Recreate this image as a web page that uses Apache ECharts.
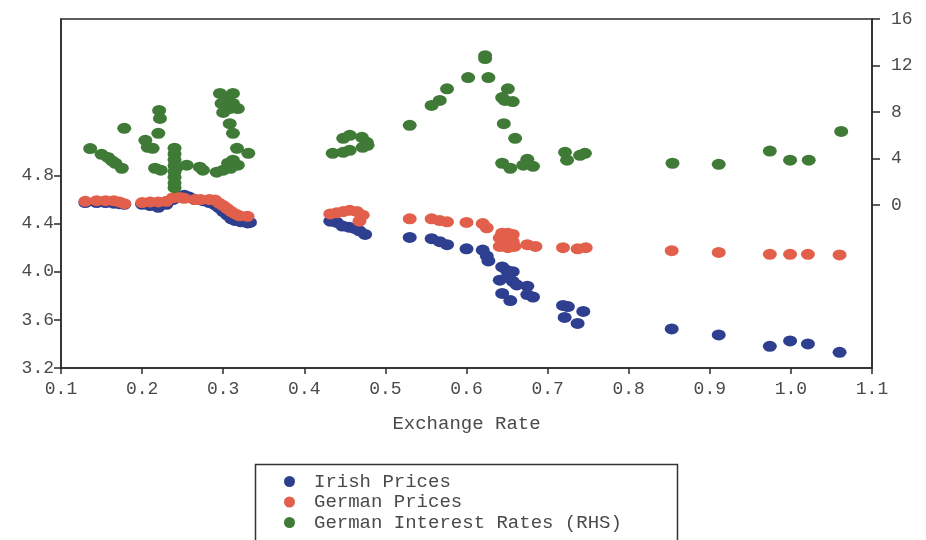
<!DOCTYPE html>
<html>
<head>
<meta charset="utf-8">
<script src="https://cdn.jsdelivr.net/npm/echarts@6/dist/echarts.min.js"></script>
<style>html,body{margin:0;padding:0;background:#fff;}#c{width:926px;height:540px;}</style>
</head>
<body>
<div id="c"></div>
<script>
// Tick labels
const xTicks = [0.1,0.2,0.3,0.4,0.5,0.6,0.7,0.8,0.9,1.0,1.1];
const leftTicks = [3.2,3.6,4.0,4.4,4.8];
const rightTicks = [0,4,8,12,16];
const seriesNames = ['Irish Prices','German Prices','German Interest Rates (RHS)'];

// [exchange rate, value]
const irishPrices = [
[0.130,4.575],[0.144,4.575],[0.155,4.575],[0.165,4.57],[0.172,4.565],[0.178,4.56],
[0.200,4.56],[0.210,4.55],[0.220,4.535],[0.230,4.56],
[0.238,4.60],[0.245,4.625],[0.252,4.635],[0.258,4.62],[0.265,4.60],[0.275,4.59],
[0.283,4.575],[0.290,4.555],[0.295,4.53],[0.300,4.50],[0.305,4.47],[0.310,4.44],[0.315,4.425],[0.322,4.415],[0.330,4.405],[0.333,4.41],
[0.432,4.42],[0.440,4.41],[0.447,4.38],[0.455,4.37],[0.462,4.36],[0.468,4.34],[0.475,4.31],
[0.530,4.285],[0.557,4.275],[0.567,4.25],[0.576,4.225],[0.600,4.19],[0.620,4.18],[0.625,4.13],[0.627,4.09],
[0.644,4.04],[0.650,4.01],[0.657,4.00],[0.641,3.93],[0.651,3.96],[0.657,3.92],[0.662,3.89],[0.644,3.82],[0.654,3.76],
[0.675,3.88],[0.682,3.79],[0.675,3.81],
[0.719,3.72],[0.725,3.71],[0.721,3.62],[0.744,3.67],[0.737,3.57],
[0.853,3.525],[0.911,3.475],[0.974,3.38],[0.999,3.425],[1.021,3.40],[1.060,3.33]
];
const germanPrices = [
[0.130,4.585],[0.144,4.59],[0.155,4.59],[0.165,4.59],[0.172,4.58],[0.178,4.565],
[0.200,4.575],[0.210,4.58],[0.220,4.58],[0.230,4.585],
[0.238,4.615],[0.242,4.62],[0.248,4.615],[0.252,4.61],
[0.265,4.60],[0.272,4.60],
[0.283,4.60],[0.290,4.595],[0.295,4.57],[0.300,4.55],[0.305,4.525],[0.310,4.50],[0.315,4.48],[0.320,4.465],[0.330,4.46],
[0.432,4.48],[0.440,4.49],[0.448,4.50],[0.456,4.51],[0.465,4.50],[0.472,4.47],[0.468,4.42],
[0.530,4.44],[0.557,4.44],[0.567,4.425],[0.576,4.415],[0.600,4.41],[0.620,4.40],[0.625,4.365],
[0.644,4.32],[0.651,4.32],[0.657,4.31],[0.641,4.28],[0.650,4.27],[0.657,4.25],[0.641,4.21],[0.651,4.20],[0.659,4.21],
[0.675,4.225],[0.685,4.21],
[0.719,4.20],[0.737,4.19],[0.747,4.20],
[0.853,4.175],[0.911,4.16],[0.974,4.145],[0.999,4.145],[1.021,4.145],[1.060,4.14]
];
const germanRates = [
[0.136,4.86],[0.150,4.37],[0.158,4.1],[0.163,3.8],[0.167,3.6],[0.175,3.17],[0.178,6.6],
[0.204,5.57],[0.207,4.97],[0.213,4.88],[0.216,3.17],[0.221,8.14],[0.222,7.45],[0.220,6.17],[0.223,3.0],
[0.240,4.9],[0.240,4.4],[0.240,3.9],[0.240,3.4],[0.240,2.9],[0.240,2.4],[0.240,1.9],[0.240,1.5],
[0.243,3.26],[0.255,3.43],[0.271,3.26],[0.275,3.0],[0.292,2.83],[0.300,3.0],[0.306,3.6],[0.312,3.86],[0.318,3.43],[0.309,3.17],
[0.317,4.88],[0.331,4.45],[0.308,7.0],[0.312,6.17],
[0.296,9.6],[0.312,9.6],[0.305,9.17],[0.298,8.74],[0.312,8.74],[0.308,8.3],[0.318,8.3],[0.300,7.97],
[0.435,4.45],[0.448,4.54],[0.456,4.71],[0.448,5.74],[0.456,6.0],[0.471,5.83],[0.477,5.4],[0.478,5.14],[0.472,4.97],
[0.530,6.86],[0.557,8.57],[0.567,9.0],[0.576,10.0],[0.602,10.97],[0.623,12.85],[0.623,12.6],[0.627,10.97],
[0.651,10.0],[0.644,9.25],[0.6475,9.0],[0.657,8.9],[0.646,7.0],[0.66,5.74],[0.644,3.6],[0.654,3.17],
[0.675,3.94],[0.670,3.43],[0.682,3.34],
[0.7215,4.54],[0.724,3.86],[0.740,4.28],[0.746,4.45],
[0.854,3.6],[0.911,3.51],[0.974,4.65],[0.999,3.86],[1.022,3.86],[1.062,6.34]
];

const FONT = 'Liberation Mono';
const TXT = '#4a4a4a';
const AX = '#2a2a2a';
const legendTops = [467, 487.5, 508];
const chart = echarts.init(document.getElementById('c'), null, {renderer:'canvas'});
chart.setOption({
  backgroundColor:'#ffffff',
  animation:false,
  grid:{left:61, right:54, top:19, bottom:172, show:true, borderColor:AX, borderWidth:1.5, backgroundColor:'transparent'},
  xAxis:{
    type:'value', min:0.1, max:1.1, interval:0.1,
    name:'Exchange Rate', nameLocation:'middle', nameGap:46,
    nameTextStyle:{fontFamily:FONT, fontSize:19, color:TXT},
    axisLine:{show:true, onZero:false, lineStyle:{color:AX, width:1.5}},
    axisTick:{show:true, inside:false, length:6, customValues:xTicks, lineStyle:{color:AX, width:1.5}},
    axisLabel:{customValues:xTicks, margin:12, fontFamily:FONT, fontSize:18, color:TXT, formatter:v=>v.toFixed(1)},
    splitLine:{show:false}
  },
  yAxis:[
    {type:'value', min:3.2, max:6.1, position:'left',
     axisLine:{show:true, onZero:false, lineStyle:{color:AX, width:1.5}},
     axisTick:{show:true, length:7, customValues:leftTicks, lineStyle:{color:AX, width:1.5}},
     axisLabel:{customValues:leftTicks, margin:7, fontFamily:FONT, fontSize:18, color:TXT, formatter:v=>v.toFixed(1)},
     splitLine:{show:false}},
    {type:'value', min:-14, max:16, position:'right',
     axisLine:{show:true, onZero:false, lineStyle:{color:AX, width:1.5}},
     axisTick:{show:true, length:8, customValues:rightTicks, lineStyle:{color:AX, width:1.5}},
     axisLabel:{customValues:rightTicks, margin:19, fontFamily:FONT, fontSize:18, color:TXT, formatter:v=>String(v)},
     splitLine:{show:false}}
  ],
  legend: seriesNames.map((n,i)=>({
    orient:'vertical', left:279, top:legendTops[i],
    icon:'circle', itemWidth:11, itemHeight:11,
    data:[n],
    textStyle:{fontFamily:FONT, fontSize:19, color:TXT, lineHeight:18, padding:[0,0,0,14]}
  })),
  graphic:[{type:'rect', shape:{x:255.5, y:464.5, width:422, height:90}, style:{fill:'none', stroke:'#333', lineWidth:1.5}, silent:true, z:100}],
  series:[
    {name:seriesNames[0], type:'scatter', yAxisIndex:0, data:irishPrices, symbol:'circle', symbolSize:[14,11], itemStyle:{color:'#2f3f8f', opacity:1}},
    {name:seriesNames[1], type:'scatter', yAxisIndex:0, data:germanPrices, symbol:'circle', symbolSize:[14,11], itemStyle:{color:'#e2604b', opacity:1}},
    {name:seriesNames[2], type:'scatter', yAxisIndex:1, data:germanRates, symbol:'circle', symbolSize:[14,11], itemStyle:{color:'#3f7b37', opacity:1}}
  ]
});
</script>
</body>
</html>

**What you are asked to do**. Copy exactly the lines running from the beginning of the listing through the line that has "const seriesNames = ['Irish". Drop the pictures.

**Result of this exercise**.
Recreate this image as a web page that uses Apache ECharts.
<!DOCTYPE html>
<html>
<head>
<meta charset="utf-8">
<script src="https://cdn.jsdelivr.net/npm/echarts@6/dist/echarts.min.js"></script>
<style>html,body{margin:0;padding:0;background:#fff;}#c{width:926px;height:540px;}</style>
</head>
<body>
<div id="c"></div>
<script>
// Tick labels
const xTicks = [0.1,0.2,0.3,0.4,0.5,0.6,0.7,0.8,0.9,1.0,1.1];
const leftTicks = [3.2,3.6,4.0,4.4,4.8];
const rightTicks = [0,4,8,12,16];
const seriesNames = ['Irish Prices','German Prices','German Interest Rates (RHS)'];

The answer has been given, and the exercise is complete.